Vor der Wahl hatte die CDU-Fraktion im Thüringer Landtag dem aus dem Amt scheidenden Christian Dietrich für seine Arbeit gedankt. Mit dem Pfarrer scheide im November der letzte Beauftragte aus, der noch mehrere Jahre aktiv am kirchlichen Widerstand gegen das SED-Regime beteiligt gewesen sei, sagte der Beauftragte der Fraktion für die Opfer der SED-Diktatur, Herbert Wirkner. Er bedauerte, dass die CDU-Fraktion im Landtag keine Möglichkeit hatte, eine zweite Amtszeit für den von ihr 2013 vorgeschlagenen Dietrich durchzusetzen.
Enttäuscht hatte sich zuvor auch die Evangelische Kirche in Mitteldeutschland (EKM) über die Personalie gezeigt. Man nehme die Entscheidung der Regierungskoalition für das Amt zur Kenntnis, sagte der für die Gemeinden zuständige EKM-Dezernent Christian Fuhrmann, der die Kirche auch in der interministeriellen Arbeitsgruppe zur Aufarbeitung des SED-Unrechts vertritt. Jedoch hätte die Kirche gern fünf weitere Jahre mit Dietrich zusammengearbeitet.
Mit dem Pfarrer habe ein »authentischer Zeitzeuge« das Amt seit 2013 bekleidet, der auch wegen seiner Sachkenntnis an der richtigen Stelle gewesen sei. Der Theologe habe sich in seinem von Engagement und Sensibilität gegenüber den Opfern geprägten Amtsverständnis nicht gescheut, auch schwierige Themen anzusprechen, sagte der Oberkirchenrat dem Evangelischen Pressedienst (epd).
Dietrich war im letzten Jahrzehnt der DDR am kirchlichen Widerstand beteiligt, hat in Samisdatzeitschriften veröffentlicht und die friedliche Revolution 1989/90 aktiv mit vorangetrieben. Vor seiner Wahl zum Landesbeauftragten 2013 war der evangelische Theologe Pfarrer in Nohra bei Weimar.

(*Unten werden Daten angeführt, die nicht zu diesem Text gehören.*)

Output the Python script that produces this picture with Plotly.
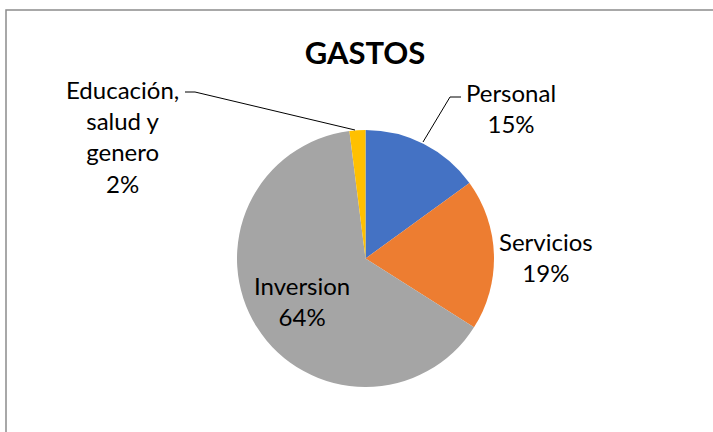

Mit Peter Wurschi ist damit der erste Landesbeauftragte im Amt, der keine bio-grafische Oppositionsgeschichte mitbringt. Wurschi war beim Fall der Mauer 14 Jahre alt. Er selbst empfinde das als positives Signal, sagte Wurschi dem epd. »Es wird verstanden, dass die Aufarbeitung der SED-Diktatur kein Ein-Generationen-Projekt ist, sondern einen Mehrwert für unsere Gesellschaft hat.
Wurschi möchte in seinem Amt die Menschen wieder miteinander ins Gespräch bringen und ihnen die Angst vor der Auseinandersetzung mit ambivalenten Biografien nehmen. Vorhandene Beratungs- und Hilfsangebote für Betroffene möchte er deutlicher benennen und so einfach wie möglich gestalten. Auch will er den gesellschaftlichen Diskurs über die DDR und ihre Folgen beleben.